What are some common affinity groups and why are they useful?

We see affinity groups based on gender, race, and sexual orientation — which are legally protected characteristics. Other affinity groups aren't geared toward individuals of a particular gender or race, but are instead comprised of new hires or employees who share some other common trait. The key here is that affinity groups need to foster inclusion as a way of advancing the overall business. Let's assume a hospital acquires a physician's practice. An affinity group could help that physician's practice integrate and advance the overall business. The irony is, the first step toward integration can be separation.

What are the risks employers face when sponsoring affinity groups?

Affinity groups have the purpose to empower groups of employees that may not match the power norm. The question becomes whether a particular group is lawful or a good idea, which isn't always a simple yes or no. It would be unlawful, for example, if an employer said, "We’re going to support affinity groups for women but not for men." An employer could say, “In order for an affinity group to receive aid from the organization, it needs to meet certain business criteria, including advancing the mission of the organization, making the organization stronger and leading to greater inclusion." 

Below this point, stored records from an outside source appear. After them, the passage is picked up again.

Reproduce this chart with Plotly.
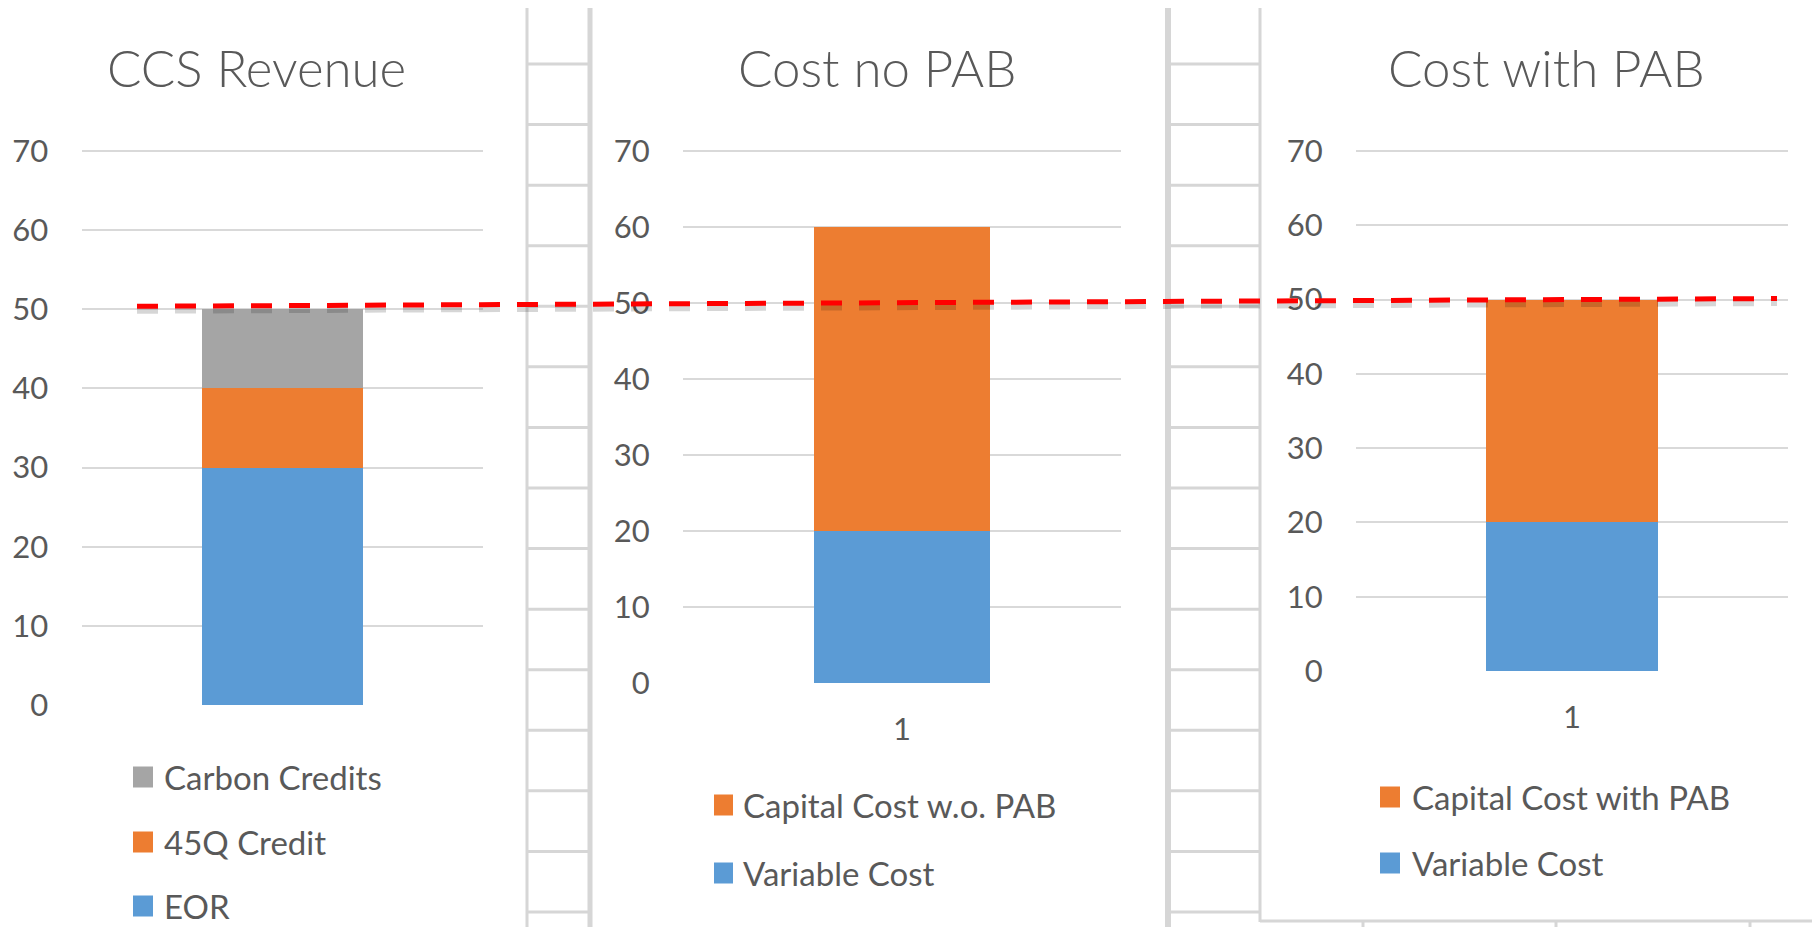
import plotly.graph_objects as go

# ---- data -------------------------------------------------------------
categories = ["1"]

revenue_names = ["EOR", "45Q Credit", "Carbon Credits"]
revenue_values = [30, 10, 10]

no_pab_names = ["Variable Cost", "Capital Cost w.o. PAB"]
no_pab_values = [20, 40]

with_pab_names = ["Variable Cost", "Capital Cost with PAB"]
with_pab_values = [20, 30]

chart_titles = ["CCS Revenue", "Cost no PAB", "Cost with PAB"]
y_ticks = [0, 10, 20, 30, 40, 50, 60, 70]
y_max = 70
threshold = 50

# ---- styling ----------------------------------------------------------
W, H = 1812, 927
BLUE, ORANGE, GREY = "#5B9BD5", "#ED7D31", "#A5A5A5"
TEXT = "#595959"
GRID = "#D9D9D9"
SHEET = "#D6D6D6"
FONT = "Lato"

colors_rev = [BLUE, ORANGE, GREY]
colors_cost = [BLUE, ORANGE]


def px_x(v):
    return v / W


def px_y(v):
    return 1 - v / H


# plot-area boxes in pixels: (left, right, top of 70, bottom at 0)
boxes = [
    (81.5, 483, 151, 705),
    (683, 1121, 151, 683),
    (1356, 1788, 151, 671),
]
title_x = [256, 877, 1546]
title_y = 68
PAD = 0.15  # a little headroom so the top gridline is kept

fig = go.Figure()

panels = [
    (revenue_names, revenue_values, colors_rev),
    (no_pab_names, no_pab_values, colors_cost),
    (with_pab_names, with_pab_values, colors_cost),
]

for i, (names, values, cols) in enumerate(panels):
    ax = "" if i == 0 else str(i + 1)
    for name, val, col in zip(names, values, cols):
        fig.add_trace(go.Bar(
            x=categories, y=[val], name=name,
            marker=dict(color=col, line=dict(width=0)),
            width=0.4, showlegend=False,
            xaxis="x" + ax, yaxis="y" + ax,
        ))

layout = dict(
    width=W, height=H, autosize=False,
    margin=dict(l=0, r=0, t=0, b=0, pad=0, autoexpand=False),
    paper_bgcolor="white", plot_bgcolor="rgba(0,0,0,0)",
    barmode="stack",
    font=dict(family=FONT, color=TEXT),
    showlegend=False,
)

for i, (l, r, t, b) in enumerate(boxes):
    ax = "" if i == 0 else str(i + 1)
    unit = (b - t) / y_max
    layout["xaxis" + ax] = dict(
        domain=[px_x(l), px_x(r)],
        anchor="y" + ax,
        type="category",
        range=[-0.5, 0.5],
        showgrid=False, zeroline=False, showline=False,
        showticklabels=(i != 0),
        ticks="outside", ticklen=19, tickcolor="rgba(0,0,0,0)",
        tickfont=dict(family=FONT, size=31, color=TEXT),
        automargin=False, fixedrange=True,
    )
    layout["yaxis" + ax] = dict(
        domain=[px_y(b), px_y(t - PAD * unit)],
        anchor="x" + ax,
        range=[0, y_max + PAD],
        tickvals=y_ticks,
        showgrid=True, gridcolor=GRID, gridwidth=2,
        zeroline=False, showline=False,
        ticks="outside", ticklen=26, tickcolor="rgba(0,0,0,0)",
        tickfont=dict(family=FONT, size=31, color=TEXT),
        automargin=False, fixedrange=True,
    )

fig.update_layout(**layout)

# ---- titles -----------------------------------------------------------
for i, txt in enumerate(chart_titles):
    fig.add_annotation(
        x=px_x(title_x[i]), y=px_y(title_y), xref="paper", yref="paper",
        text=txt, showarrow=False, xanchor="center", yanchor="middle",
        font=dict(family=FONT, size=51, color=TEXT, weight=300),
    )

# ---- legends (key squares + labels, top series first) ------------------
legend_specs = [
    (revenue_names, colors_rev, 133, 20, 162, [777, 842, 906]),
    (no_pab_names, colors_cost, 714, 19, 741, [805, 873]),
    (with_pab_names, colors_cost, 1380, 20, 1410, [797, 863]),
]
for names, cols, kx, kw, tx, rows in legend_specs:
    for name, col, ry in zip(reversed(names), reversed(cols), rows):
        fig.add_shape(
            type="rect", xref="paper", yref="paper",
            x0=px_x(kx), x1=px_x(kx + kw),
            y0=px_y(ry - 10.5), y1=px_y(ry + 10.5),
            fillcolor=col, line=dict(width=0),
        )
        fig.add_annotation(
            x=px_x(tx), y=px_y(ry), xref="paper", yref="paper",
            text=name, showarrow=False, xanchor="left", yanchor="middle",
            font=dict(family=FONT, size=33, color=TEXT),
        )

# ---- worksheet grid behind the charts ---------------------------------
def vline(x, y0, y1, w):
    fig.add_shape(type="line", xref="paper", yref="paper", layer="below",
                  x0=px_x(x), x1=px_x(x), y0=px_y(y0), y1=px_y(y1),
                  line=dict(color=SHEET, width=w))


def hline(y, x0, x1, w):
    fig.add_shape(type="line", xref="paper", yref="paper", layer="below",
                  x0=px_x(x0), x1=px_x(x1), y0=px_y(y), y1=px_y(y),
                  line=dict(color=SHEET, width=w))


row_lines = [64 + 60.57 * k for k in range(15)]
for ry in row_lines:
    hline(ry, 527, 590, 3)
    hline(ry, 1168, 1260, 3)

vline(527, 8, H, 3)
vline(590, 8, H, 5)
vline(1168, 8, H, 6)
vline(1260, 8, 922, 3)
hline(921, 1260, W, 3)
for cx in [1363, 1556, 1750]:
    vline(cx, 921, H, 3)

# ---- threshold line at the 50 level across the three charts -----------
def value_to_px(box, v):
    l, r, t, b = box
    return b - (b - t) * v / y_max


y_start = value_to_px(boxes[0], threshold) - 3
y_end = value_to_px(boxes[2], threshold) - 1
x_start, x_end = 137, 1777

fig.add_shape(type="line", xref="paper", yref="paper",
              x0=px_x(x_start), x1=px_x(x_end),
              y0=px_y(y_start + 4), y1=px_y(y_end + 4),
              line=dict(color="rgba(0,0,0,0.16)", width=7, dash="21px,17px"))
fig.add_shape(type="line", xref="paper", yref="paper",
              x0=px_x(x_start), x1=px_x(x_end),
              y0=px_y(y_start), y1=px_y(y_end),
              line=dict(color="#FF0000", width=5, dash="21px,17px"))

fig.write_html("out.html", config={"displayModeBar": False})
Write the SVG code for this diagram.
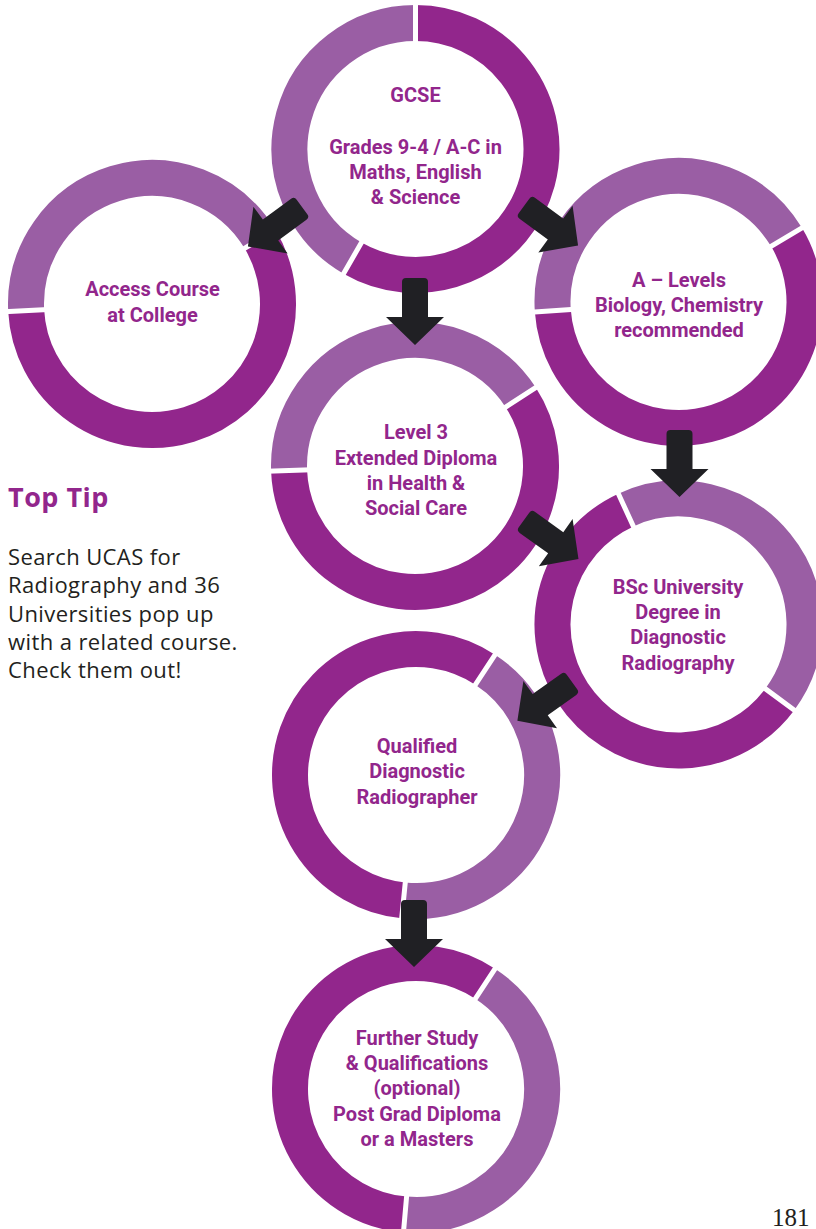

What types of affinity groups are a no-no?

In organizations where you have white male domination, it might be hard for white men to establish the business case for an affinity group. If you have 28 employed positions — of which 26 are white men — it would be hard to see how a male affinity group could meet the criteria. Why would excluding two women make the organization stronger? The answer is, it wouldn’t. On the other hand, there might be a benefit for a female group because the group could say, “We can help the employer achieve its mission by reaching out to new communities and organizations and can increase inclusion because we are not reflected in the power group.”

The key is to focus on the business case and not the gender or race. One organization had an affinity group for African Americans, and when a group of white people asked for an affinity group, it was denied based on race as opposed to the lack of a business need.

What are the biggest problems with affinity groups?

The first is they become landing pads and not launching pads where individuals share their common experiences and frustrations, but don’t talk about solutions to move forward. Another potential risk is saying, “We don’t need to worry about inclusion of women because they have their own group.” Groups should empower and maximize inclusion, so ultimately the need for the group goes away.

How can managers encourage affinity groups to talk about solutions instead of problems?

No. 1: you want to make clear to the affinity group that it’s not a vehicle to raise individual concerns and that there is a complaint procedure if anyone has one. You don’t want someone to share something with an affinity group and then sue the employer later for not addressing it when it was shared in confidence in the affinity group. 

The leaders of the affinity groups need to know there are some things they can keep in confidence. “I feel excluded” is different from “He told me if I want to be on the case, I have to sleep with him.” The former you may be able to work through in the affinity group; the latter you have to report through the complaint procedure.

Do affinity groups ever cross the lines with labor organizations?

Yes. If an affinity group discusses terms and conditions of employment and then bargains with the employer about them, the affinity group may be considered a labor organization that the employer is unlawfully supporting. You also run the risk that the affinity group is seen as a threat to a labor union. Make clear that anyone who speaks in the affinity group is speaking on his or her own behalf and is not acting as an employee representative. Ideally, you explain to the union the value of the affinity group and get its buy-in.